Sure you can get bogged down in an academic discussion trying to tease out some kind of difference between the two, but why? For all intents and purposes they describe the same thing. The biggest problem is people get so caught up in wanting to know exactly what a "concern" and "responsibility" are, that they perhaps miss the important idea behind SRP and SoC.
That idea is simply to split your codebase into loosely coupled isolated parts. This allows multiple developers to work on different parts without affecting each other, it also allows a single developer to modify one isolated part without breaking another.
This is applied at the module level, eg MVC is an architectural pattern promoting SRP and SoC. The codebase is split out into isolated models, views and controllers. That way the modification of a view can be done independently of a model. Two two aren't horrifically intertwined.
At a lower level this should be applied to classes too. Instead of putting dozens of methods in a single class, split the code out into several. For the same reasons.
Also even at a method level, split large methods out into smaller methods.
In principle. SRP is a principle, not a rule, so you don't have to (read: can't/shouldn't) follow it religiously to the extreme. It doesn't mean going too far and having only one seven line method in each class for example. It just means a general principle of splitting out code into isolated parts. The point is it will lead to a better codebase and more stable software.
Separation of concerns (SoC). Divide your application into distinct features with as little overlap in functionality as possible. (Microsoft).
“Concern” = “distinct feature” = “distinct section”

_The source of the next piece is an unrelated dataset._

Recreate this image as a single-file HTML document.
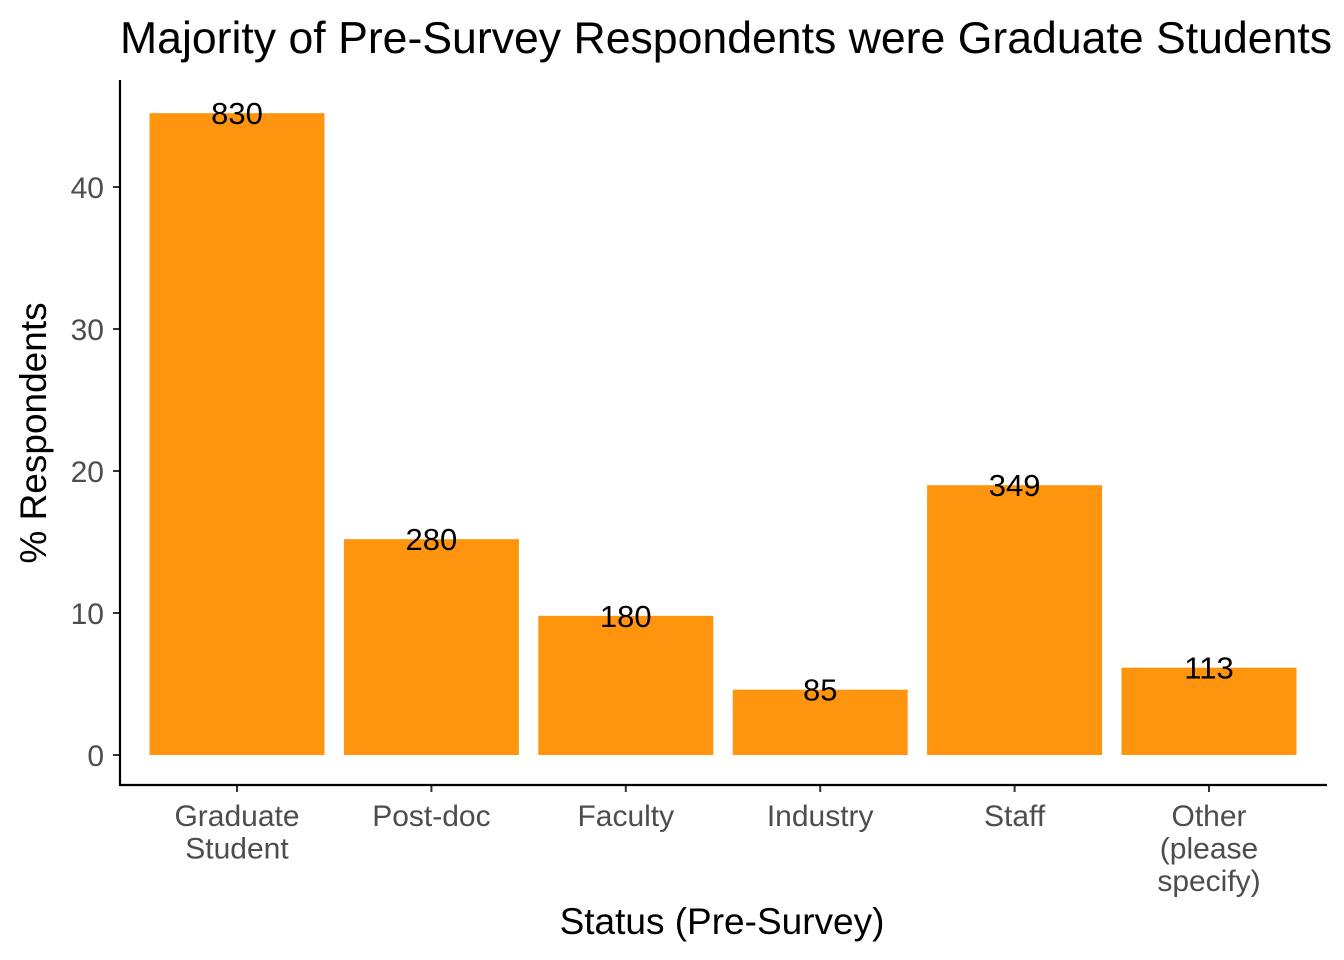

“Concern” works at both high and low levels
Single responsibility principle states that every module or class should have responsibility over a single part of the functionality provided by the software, and that responsibility should be entirely encapsulated by the class. All its services should be narrowly aligned with that responsibility. (Wikipedia definition)
“Responsibility” = “reason to change” change what? “a single part of the functionality provided by the software” = Basic Unit
Conclusion
Single Responsibility Principle works on basic units -> works at low level
Separation of Concerns works at both high and low levels
SRP and SoC work together for separation of concerns. They are
exactly the same at low level
Since none of the previous answers quote Robert Martin, who created the Single Responsibility Principle, I think a more authoritative answer is needed here.
Martin's inspiration for the SRP was drawn from David Parnas, Edsger Dijkstra (who coined the term Separation of Concerns) and Larry Constantine (who coined the terms Coupling and Cohesion). Martin consolidated their ideas into the SRP.
Another wording for the Single Responsibility Principle is:
Gather together the things that change for the same reasons. Separate those things that change for different reasons.
If you think about this you’ll realize that this is just another way to define cohesion and coupling. We want to increase the cohesion between things that change for the same reasons, and we want to decrease the coupling between those things that change for different reasons.
However, as you think about this principle, remember that the reasons for change are people. It is people who request changes. And you don’t want to confuse those people, or yourself, by mixing together the code that many different people care about for different reasons.
To the original question, the minor difference between the SRP and SoC is that Martin refined the term concerns to refer to people.
Single Responsibility states that an Object be responsible for a single unit of work.
Seperation of Concerns states that applications should be split in to modules whose functionalities overlap as little as possible.
Similar end results...slightly different applications.
Similar but: SoC is related to concerns: to break down a complex problem into several concerns, SRP is to have just one responsibility.